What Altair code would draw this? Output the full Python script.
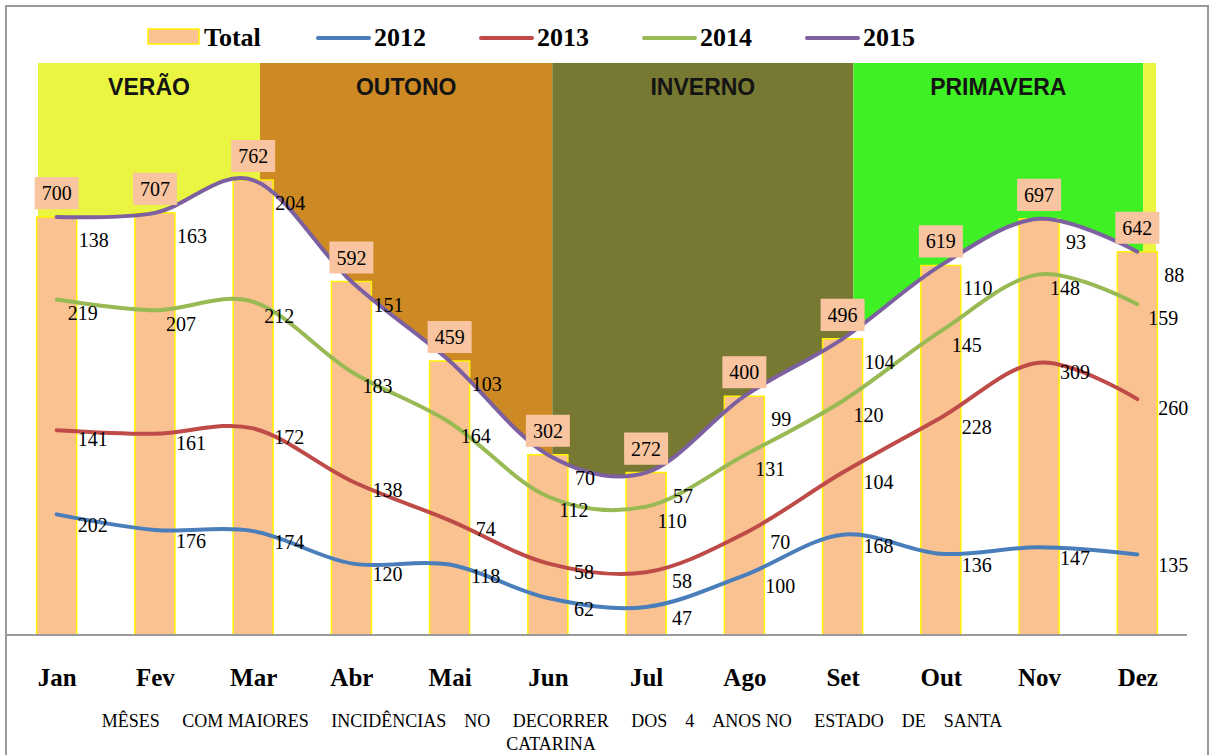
import json
import altair as alt
import pandas as pd

# ---------------- data ----------------
months = ["Jan", "Fev", "Mar", "Abr", "Mai", "Jun", "Jul", "Ago", "Set", "Out", "Nov", "Dez"]
totals = [700, 707, 762, 592, 459, 302, 272, 400, 496, 619, 697, 642]
y2012 = [202, 176, 174, 120, 118, 62, 47, 100, 168, 136, 147, 135]
y2013 = [141, 161, 172, 138, 74, 58, 58, 70, 104, 228, 309, 260]
y2014 = [219, 207, 212, 183, 164, 112, 110, 131, 120, 145, 148, 159]
y2015 = [138, 163, 204, 151, 103, 70, 57, 99, 104, 110, 93, 88]
series_names = ["2012", "2013", "2014", "2015"]
series_colors = ["#4A7EBB", "#BE4B48", "#98B954", "#7D60A0"]

season_names = ["VERÃO", "OUTONO", "INVERNO", "PRIMAVERA", ""]
season_start = [-0.19, 2.07, 5.045, 8.11, 11.06]
season_end = [2.07, 5.045, 8.11, 11.06, 11.19]
season_colors = ["#EAF541", "#CD8A24", "#777832", "#3FF024", "#EAF541"]

S4 = "\u00a0" * 4
S5 = "\u00a0" * 5
caption_1 = ("MÊSES" + S5 + "COM MAIORES" + S5 + "INCIDÊNCIAS" + S4 + "NO" + S5 + "DECORRER" + S5 +
             "DOS" + S4 + "4" + S4 + "ANOS NO" + S5 + "ESTADO" + S4 + "DE" + S4 + "SANTA")
caption_2 = "CATARINA"

# ---------------- layout ----------------
W, H = 1118, 572
PAD_L, PAD_T = 38, 63
BAR_FILL = "#FAC291"
BOX_FILL = "#F8C5A0"
BAR_EDGE = "#FFF200"
SERIF = "Liberation Serif"
SANS = "Liberation Sans"

label_offsets = {"2012": (36, 12), "2013": (36, 10), "2014": (26, 15), "2015": (37, 24)}

# ---------------- tables ----------------
rows = []
for i, m in enumerate(months):
    cum = 0
    for s, vals in zip(series_names, [y2012, y2013, y2014, y2015]):
        cum += vals[i]
        rows.append(dict(idx=i, month=m, series=s, value=vals[i], cum=cum))
long_df = pd.DataFrame(rows)
bar_df = pd.DataFrame(dict(idx=list(range(len(months))), month=months, total=totals))
season_df = pd.DataFrame(dict(name=season_names, start=season_start, end=season_end, color=season_colors))
season_df["mid"] = (season_df["start"] + season_df["end"]) / 2

xs = alt.Scale(domain=[-0.19, 11.19], nice=False, zero=False, padding=0)
ys = alt.Scale(domain=[0, 958], nice=False, zero=True, padding=0)

x_axis = alt.Axis(
    values=list(range(len(months))),
    labelExpr=json.dumps(months) + "[datum.value]",
    grid=False, domain=False, ticks=False, tickSize=0,
    labelPadding=42, labelFont=SERIF, labelFontSize=25, labelFontWeight="bold",
    labelColor="black", labelBaseline="middle", labelFlush=False, labelOverlap=False,
    title=None,
)


def X(field):
    return alt.X(field, type="quantitative", scale=xs, axis=x_axis)


def Y(field):
    return alt.Y(field, type="quantitative", scale=ys, axis=None)


# seasons background
seasons = alt.Chart(season_df).mark_rect().encode(
    x=X("start"), x2="end",
    y=alt.value(0), y2=alt.value(H),
    color=alt.Color("color:N", scale=None),
)
season_text = alt.Chart(season_df).transform_filter("datum.name != ''").mark_text(
    font=SANS, fontSize=23, fontWeight="bold", color="#141414", baseline="middle"
).encode(x=X("mid"), y=alt.value(25), text="name:N")

# white area below the top cumulative line
top_df = long_df[long_df.series == series_names[-1]]
white = alt.Chart(top_df).mark_area(interpolate="cardinal", color="white", opacity=1).encode(
    x=X("idx"), y=Y("cum")
)

bars = alt.Chart(bar_df).mark_bar(size=40, color=BAR_FILL, stroke=BAR_EDGE, strokeWidth=1.5).encode(
    x=X("idx"), y=Y("total")
)

lines = alt.Chart(long_df).mark_line(interpolate="cardinal", strokeWidth=4, strokeCap="round").encode(
    x=X("idx"), y=Y("cum"),
    color=alt.Color("series:N", scale=alt.Scale(domain=series_names, range=series_colors), legend=None),
    detail="series:N",
)

line_labels = []
for s in series_names:
    dx, dy = label_offsets[s]
    line_labels.append(
        alt.Chart(long_df[long_df.series == s]).mark_text(
            font=SERIF, fontSize=20, color="black", dx=dx, dy=dy, baseline="middle", align="center"
        ).encode(x=X("idx"), y=Y("cum"), text="value:Q")
    )

box_path = "M-1,-1.82L1,-1.82L1,-0.36L-1,-0.36Z"
boxes = alt.Chart(bar_df).mark_point(
    shape=box_path, size=44 * 44, filled=True, fill=BOX_FILL, opacity=1, fillOpacity=1, strokeWidth=0
).encode(x=X("idx"), y=Y("total"))
box_text = alt.Chart(bar_df).mark_text(
    font=SERIF, fontSize=20, color="black", dy=-23, baseline="middle"
).encode(x=X("idx"), y=Y("total"), text="total:Q")

# legend
leg_names = ["Total"] + series_names
leg_df = pd.DataFrame(dict(name=leg_names))
leg_df["k"] = range(len(leg_names))
leg_df["x0"] = leg_df["k"].apply(lambda k: 110 if k == 0 else 280 + 163 * (k - 1))
leg_df["x1"] = leg_df["x0"] + 51
leg_df["tx"] = leg_df["x1"] + 5
leg_lines_df = leg_df[leg_df.k > 0]

leg_swatch = alt.Chart(leg_df[leg_df.k == 0]).mark_rect(fill=BAR_FILL, stroke=BAR_EDGE, strokeWidth=1.5).encode(
    x=alt.X("x0:Q", scale=None), x2="x1:Q", y=alt.value(-34), y2=alt.value(-19)
)
leg_lines = alt.Chart(leg_lines_df).mark_rule(strokeWidth=4, strokeCap="round").encode(
    x=alt.X("x0:Q", scale=None), x2="x1:Q", y=alt.value(-25),
    color=alt.Color("name:N", scale=alt.Scale(domain=series_names, range=series_colors), legend=None),
)
leg_text = alt.Chart(leg_df).mark_text(
    font=SERIF, fontSize=26, fontWeight="bold", color="black", align="left", baseline="middle"
).encode(x=alt.X("tx:Q", scale=None), y=alt.value(-25), text="name:N")

# decorations
deco_df = pd.DataFrame(dict(a=[0]))
axis_line = alt.Chart(deco_df).mark_rule(color="#9A9A9A", strokeWidth=2).encode(
    x=alt.value(-31), x2=alt.value(1149), y=alt.value(H)
)
border = alt.Chart(deco_df).mark_rect(fillOpacity=0, stroke="#9A9A9A", strokeWidth=2).encode(
    x=alt.value(-32), x2=alt.value(1170), y=alt.value(-57), y2=alt.value(720)
)
cap1 = alt.Chart(deco_df).mark_text(font=SERIF, fontSize=18, color="black", baseline="middle").encode(
    x=alt.value(514), y=alt.value(659), text=alt.value(caption_1)
)
cap2 = alt.Chart(deco_df).mark_text(font=SERIF, fontSize=18, color="black", baseline="middle").encode(
    x=alt.value(513), y=alt.value(682), text=alt.value(caption_2)
)

chart = alt.layer(
    seasons, white, bars, lines, *line_labels, boxes, box_text, season_text,
    leg_swatch, leg_lines, leg_text, axis_line, border, cap1, cap2
).properties(
    width=W, height=H,
    padding={"left": PAD_L, "top": PAD_T, "right": 1212 - PAD_L - W, "bottom": 755 - PAD_T - H},
    autosize=alt.AutoSizeParams(type="none"),
    background="white",
).configure_view(strokeWidth=0)

chart.save("out.html", embed_options={"renderer": "svg", "actions": False})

[Short exercise] Look at the listing and set down only the lines from its start through the line with "import pandas as pd", word for word and without pictures.

[Full solution]
What Altair code would draw this? Output the full Python script.
import json
import altair as alt
import pandas as pd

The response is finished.